Monday, Sep. 15, 1947

Berth Rates Up

After only two weeks' deliberation, the Interstate Commerce Commission last week granted the Pullman Co. an increase in berth rate's (TIME, Sept. 8), from 1% to 48.9%, depending on the type of sleeping service and distance traveled. The boosts will amount to about $13 million a year. The company had claimed it needed them to offset increasing costs and decreasing traffic.

As no public hearings had been held, ICC allowed 20 days for anyone to challenge the increases. By week's end no one had. But Railroader Robert R. Young, whose Chesapeake & Ohio is one of the 57 railroads that now own Pullman, informally rapped ICC.* "It's a pity," said he, "that the company is getting an 'increase in fares on the old junk that's now in use."

The day after ICC granted the Pullman boosts, all U.S. railroads were at its door with a new request for freight increases-- needed, they said, to make up for a 15 1/2-c--an-hour wage raise to 1,000,000 employees. The railroads, which had asked ICC in July to increase rates an average of 16.7%, now asked that this be raised to 27%. The proposed new rates would cost the nation's shippers $1,873,000,000. . . .

In an all-out effort by some airlines to attract more aerial freight cargo, United, American, and Pennsylvania-Central last week were pressing the Civil Aeronautics Board for permission to reduce their freight rates on a number of commodities an average of 33 1/3%, putting them just a few cents higher than those on railway express.

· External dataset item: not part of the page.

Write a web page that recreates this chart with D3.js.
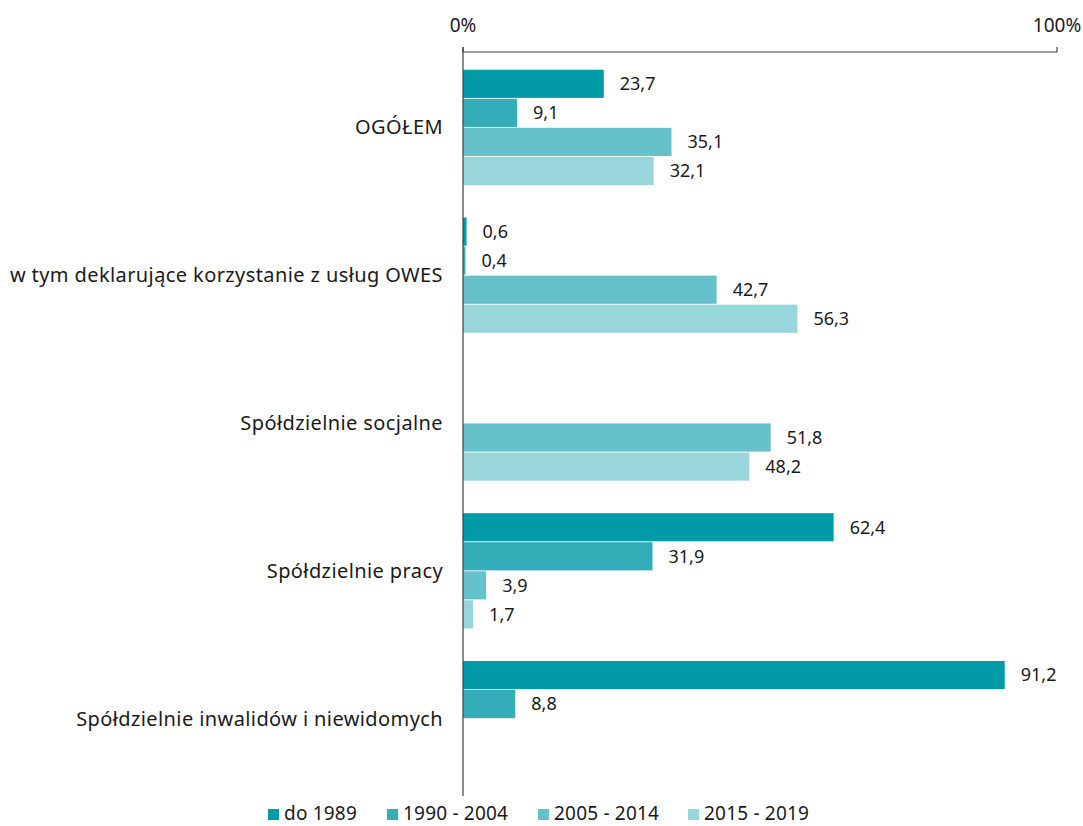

*Young was rapped himself last week by the Office of Defense Transportation. In nationwide advertising last month, Young had cried that some railroads, particularly those with routes between Chicago and California, deliberately slow down freight trains by mutual agreement to eliminate competition. Replied ODT: in the first half of 1947, all Western roads maintained faster freight-train speeds than Young's C. & O. Countered Young: "Statistical lies," inspired by the prejudiced ICC, of which ODT Director J. Monroe Johnson is a member.